Data provided:
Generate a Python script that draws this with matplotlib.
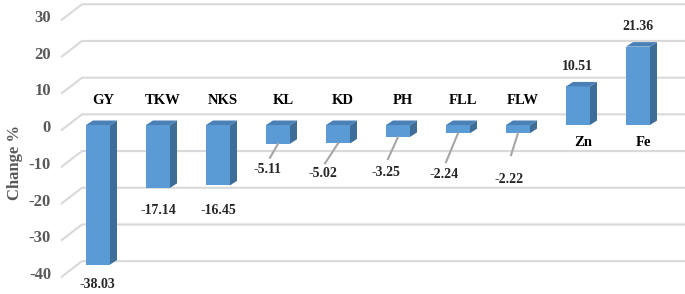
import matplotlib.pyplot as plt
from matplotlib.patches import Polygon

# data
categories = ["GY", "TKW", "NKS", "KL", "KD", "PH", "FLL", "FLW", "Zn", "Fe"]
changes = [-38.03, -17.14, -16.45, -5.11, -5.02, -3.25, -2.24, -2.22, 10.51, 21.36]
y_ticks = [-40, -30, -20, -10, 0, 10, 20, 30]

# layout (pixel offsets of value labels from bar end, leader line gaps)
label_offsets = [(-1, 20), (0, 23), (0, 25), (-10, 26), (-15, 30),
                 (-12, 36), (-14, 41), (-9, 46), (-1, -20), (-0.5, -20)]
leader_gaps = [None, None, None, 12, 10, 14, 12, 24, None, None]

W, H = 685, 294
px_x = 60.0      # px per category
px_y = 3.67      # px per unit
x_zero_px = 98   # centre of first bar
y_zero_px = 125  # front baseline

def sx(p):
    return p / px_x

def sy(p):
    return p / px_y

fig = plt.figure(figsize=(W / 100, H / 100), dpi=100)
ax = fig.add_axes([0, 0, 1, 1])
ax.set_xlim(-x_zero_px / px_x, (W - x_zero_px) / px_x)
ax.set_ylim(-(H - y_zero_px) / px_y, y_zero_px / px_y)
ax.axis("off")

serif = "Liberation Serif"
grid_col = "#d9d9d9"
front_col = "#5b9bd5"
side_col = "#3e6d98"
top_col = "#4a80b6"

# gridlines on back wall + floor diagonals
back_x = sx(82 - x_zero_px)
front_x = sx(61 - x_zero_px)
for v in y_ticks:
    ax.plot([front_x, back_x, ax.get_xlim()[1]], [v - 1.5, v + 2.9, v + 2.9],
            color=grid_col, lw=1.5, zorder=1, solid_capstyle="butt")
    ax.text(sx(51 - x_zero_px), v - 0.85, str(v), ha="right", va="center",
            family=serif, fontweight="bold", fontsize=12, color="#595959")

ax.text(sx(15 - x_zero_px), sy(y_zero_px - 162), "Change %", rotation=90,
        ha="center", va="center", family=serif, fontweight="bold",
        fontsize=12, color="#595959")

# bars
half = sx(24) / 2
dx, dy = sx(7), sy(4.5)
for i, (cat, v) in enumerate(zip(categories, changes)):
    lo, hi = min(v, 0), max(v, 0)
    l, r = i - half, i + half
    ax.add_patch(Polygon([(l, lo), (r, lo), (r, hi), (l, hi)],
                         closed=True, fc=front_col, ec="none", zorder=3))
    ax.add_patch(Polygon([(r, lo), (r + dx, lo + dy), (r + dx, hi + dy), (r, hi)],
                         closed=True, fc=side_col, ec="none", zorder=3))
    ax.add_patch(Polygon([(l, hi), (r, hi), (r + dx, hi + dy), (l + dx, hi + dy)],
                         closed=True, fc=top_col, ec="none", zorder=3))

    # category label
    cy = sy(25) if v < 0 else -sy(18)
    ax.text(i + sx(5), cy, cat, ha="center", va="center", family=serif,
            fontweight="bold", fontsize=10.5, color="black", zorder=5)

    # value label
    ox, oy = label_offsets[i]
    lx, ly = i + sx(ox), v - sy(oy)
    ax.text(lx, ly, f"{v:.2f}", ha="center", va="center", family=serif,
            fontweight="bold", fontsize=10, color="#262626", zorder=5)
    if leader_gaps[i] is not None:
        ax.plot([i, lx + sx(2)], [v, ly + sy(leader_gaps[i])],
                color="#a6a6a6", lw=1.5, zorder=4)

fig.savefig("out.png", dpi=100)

Prompt:
Only lines with the string "matplotlib" belong in your answer; copy each one.

Task output:
Generate a Python script that draws this with matplotlib.
import matplotlib.pyplot as plt
from matplotlib.patches import Polygon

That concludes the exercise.